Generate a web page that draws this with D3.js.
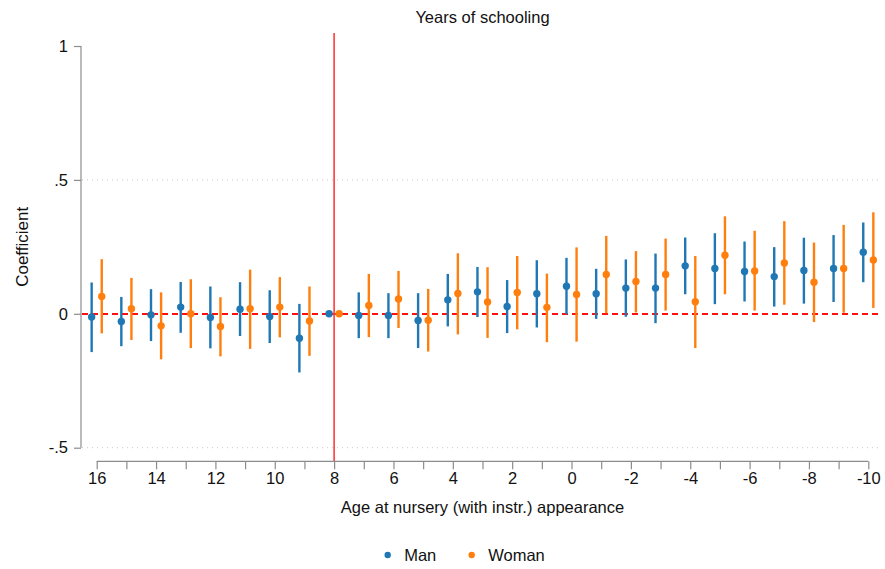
<!DOCTYPE html>
<html>
<head>
<meta charset="utf-8">
<script src="https://cdn.jsdelivr.net/npm/d3@7"></script>
<style>
  body { margin: 0; background: #fff; }
  svg { font-family: "Liberation Sans", Arial, sans-serif; }
</style>
</head>
<body>
<svg id="chart" width="885" height="569"></svg>
<script>
// ages on the x axis (reversed, 16 down to -10)
const ages = [16, 15, 14, 13, 12, 11, 10, 9, 8, 7, 6, 5, 4, 3, 2, 1, 0, -1, -2, -3, -4, -5, -6, -7, -8, -9, -10];

const manCoef = [-0.012, -0.029, -0.004, 0.025, -0.014, 0.017, -0.010, -0.091, 0, -0.006, -0.006, -0.025, 0.052, 0.082, 0.027, 0.075, 0.103, 0.075, 0.096, 0.096, 0.179, 0.169, 0.158, 0.139, 0.162, 0.169, 0.230];
const manLo = [-0.143, -0.121, -0.102, -0.071, -0.129, -0.083, -0.109, -0.219, 0, -0.091, -0.091, -0.128, -0.047, -0.012, -0.072, -0.051, -0.002, -0.019, -0.011, -0.035, 0.073, 0.036, 0.046, 0.027, 0.038, 0.044, 0.118];
const manHi = [0.117, 0.063, 0.092, 0.119, 0.102, 0.118, 0.088, 0.037, 0, 0.080, 0.077, 0.077, 0.149, 0.175, 0.126, 0.200, 0.209, 0.168, 0.203, 0.225, 0.285, 0.301, 0.270, 0.249, 0.284, 0.294, 0.341];

const womanCoef = [0.065, 0.019, -0.045, 0.000, -0.047, 0.019, 0.025, -0.027, 0, 0.031, 0.055, -0.024, 0.076, 0.044, 0.080, 0.024, 0.072, 0.147, 0.121, 0.147, 0.045, 0.219, 0.160, 0.190, 0.118, 0.169, 0.201];
const womanLo = [-0.073, -0.098, -0.170, -0.128, -0.159, -0.131, -0.088, -0.157, 0, -0.087, -0.053, -0.141, -0.077, -0.090, -0.058, -0.106, -0.104, 0.002, 0.005, 0.012, -0.128, 0.073, 0.012, 0.034, -0.031, 0.004, 0.022];
const womanHi = [0.204, 0.134, 0.080, 0.129, 0.062, 0.165, 0.137, 0.102, 0, 0.149, 0.160, 0.093, 0.226, 0.174, 0.216, 0.150, 0.248, 0.291, 0.234, 0.281, 0.216, 0.364, 0.310, 0.346, 0.266, 0.332, 0.379];

const yTicks = [-0.5, 0, 0.5, 1];
const yTickLabels = ["-.5", "0", ".5", "1"];
const xTickLabels = [16, 14, 12, 10, 8, 6, 4, 2, 0, -2, -4, -6, -8, -10];

// x axis runs high -> low, so a positive offset shifts the mark to the left
const series = [
  { name: "Man", color: "#1f77b4", offset: 0.17, coef: manCoef, lo: manLo, hi: manHi },
  { name: "Woman", color: "#ff7f0e", offset: -0.17, coef: womanCoef, lo: womanLo, hi: womanHi }
];

const svg = d3.select("#chart");
const axisColor = "#8c8c8c";

const x = d3.scaleLinear().domain([16, -10]).range([96.7, 868.3]);
const y = d3.scaleLinear().domain([-0.5, 1]).range([447.7, 46]);
const plotRight = 880;

// grid lines (dotted)
svg.append("g")
  .selectAll("line")
  .data(yTicks.filter(d => d !== 1))
  .join("line")
  .attr("x1", 82).attr("x2", plotRight)
  .attr("y1", d => y(d)).attr("y2", d => y(d))
  .attr("stroke", "#c8c8c8")
  .attr("stroke-width", 1)
  .attr("stroke-dasharray", "1,4");

// zero reference line
svg.append("line")
  .attr("x1", 82).attr("x2", plotRight)
  .attr("y1", Math.round(y(0))).attr("y2", Math.round(y(0)))
  .attr("stroke", "#ff1010")
  .attr("stroke-width", 2)
  .attr("shape-rendering", "crispEdges")
  .attr("stroke-dasharray", "6,4");

// vertical reference line at age 8
svg.append("line")
  .attr("x1", x(8)).attr("x2", x(8))
  .attr("y1", 33).attr("y2", 461.3)
  .attr("stroke", "#ff3b3b")
  .attr("stroke-width", 1.6);

// y axis
const yAxis = d3.axisLeft(y)
  .tickValues(yTicks)
  .tickSize(7)
  .tickPadding(6)
  .tickFormat((d, i) => yTickLabels[i]);

const gy = svg.append("g")
  .attr("transform", "translate(81,0)")
  .call(yAxis);
gy.select(".domain").attr("stroke", axisColor).attr("stroke-width", 1.2).attr("d", `M0,${y(-0.5)}V${y(1)}`);
gy.selectAll(".tick line").attr("stroke", axisColor).attr("stroke-width", 1.2);
gy.selectAll(".tick text").attr("fill", "#111").style("font-size", "16.5px");

// x axis
const xAxis = d3.axisBottom(x)
  .tickValues(ages)
  .tickSize(8)
  .tickPadding(3)
  .tickFormat(d => xTickLabels.includes(d) ? d : "");

const gx = svg.append("g")
  .attr("transform", "translate(0,461.3)")
  .call(xAxis);
gx.select(".domain").attr("stroke", axisColor).attr("stroke-width", 1.2).attr("d", `M${x(16)},0H${x(-10)}`);
gx.selectAll(".tick line").attr("stroke", axisColor).attr("stroke-width", 1.2);
gx.selectAll(".tick text").attr("fill", "#111").style("font-size", "16.5px");

// confidence intervals and point estimates
series.forEach(s => {
  const g = svg.append("g");
  g.selectAll("line")
    .data(ages.map((a, i) => ({ a, lo: s.lo[i], hi: s.hi[i] })))
    .join("line")
    .attr("x1", d => x(d.a + s.offset)).attr("x2", d => x(d.a + s.offset))
    .attr("y1", d => y(d.lo)).attr("y2", d => y(d.hi))
    .attr("stroke", s.color)
    .attr("stroke-width", 2.4);
  g.selectAll("circle")
    .data(ages.map((a, i) => ({ a, c: s.coef[i] })))
    .join("circle")
    .attr("cx", d => x(d.a + s.offset))
    .attr("cy", d => y(d.c))
    .attr("r", 3.7)
    .attr("fill", s.color);
});

// title
svg.append("text")
  .attr("x", 482.5).attr("y", 23)
  .attr("text-anchor", "middle")
  .attr("fill", "#111")
  .style("font-size", "16.5px")
  .text("Years of schooling");

// axis titles
svg.append("text")
  .attr("x", 482.5).attr("y", 513)
  .attr("text-anchor", "middle")
  .attr("fill", "#111")
  .style("font-size", "16.5px")
  .text("Age at nursery (with instr.) appearance");

svg.append("text")
  .attr("transform", `translate(28,${y(0.25)}) rotate(-90)`)
  .attr("text-anchor", "middle")
  .attr("fill", "#111")
  .style("font-size", "17px")
  .text("Coefficient");

// legend
const legendPos = [387.7, 471.7];
const legend = svg.append("g");
series.forEach((s, i) => {
  legend.append("circle")
    .attr("cx", legendPos[i]).attr("cy", 555)
    .attr("r", 3.2)
    .attr("fill", s.color);
  legend.append("text")
    .attr("x", legendPos[i] + 16.5).attr("y", 561)
    .attr("fill", "#111")
    .style("font-size", "16.5px")
    .text(s.name);
});
</script>
</body>
</html>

________________________________________

- [Exercise prompt]:
Return only the lines running from the top of the data to the line that holds "0.284, 0.294, 0.341];". Include both of those lines, but skip the pictures.

- [Reply to the exercise]:
Generate a web page that draws this with D3.js.
<!DOCTYPE html>
<html>
<head>
<meta charset="utf-8">
<script src="https://cdn.jsdelivr.net/npm/d3@7"></script>
<style>
  body { margin: 0; background: #fff; }
  svg { font-family: "Liberation Sans", Arial, sans-serif; }
</style>
</head>
<body>
<svg id="chart" width="885" height="569"></svg>
<script>
// ages on the x axis (reversed, 16 down to -10)
const ages = [16, 15, 14, 13, 12, 11, 10, 9, 8, 7, 6, 5, 4, 3, 2, 1, 0, -1, -2, -3, -4, -5, -6, -7, -8, -9, -10];

const manCoef = [-0.012, -0.029, -0.004, 0.025, -0.014, 0.017, -0.010, -0.091, 0, -0.006, -0.006, -0.025, 0.052, 0.082, 0.027, 0.075, 0.103, 0.075, 0.096, 0.096, 0.179, 0.169, 0.158, 0.139, 0.162, 0.169, 0.230];
const manLo = [-0.143, -0.121, -0.102, -0.071, -0.129, -0.083, -0.109, -0.219, 0, -0.091, -0.091, -0.128, -0.047, -0.012, -0.072, -0.051, -0.002, -0.019, -0.011, -0.035, 0.073, 0.036, 0.046, 0.027, 0.038, 0.044, 0.118];
const manHi = [0.117, 0.063, 0.092, 0.119, 0.102, 0.118, 0.088, 0.037, 0, 0.080, 0.077, 0.077, 0.149, 0.175, 0.126, 0.200, 0.209, 0.168, 0.203, 0.225, 0.285, 0.301, 0.270, 0.249, 0.284, 0.294, 0.341];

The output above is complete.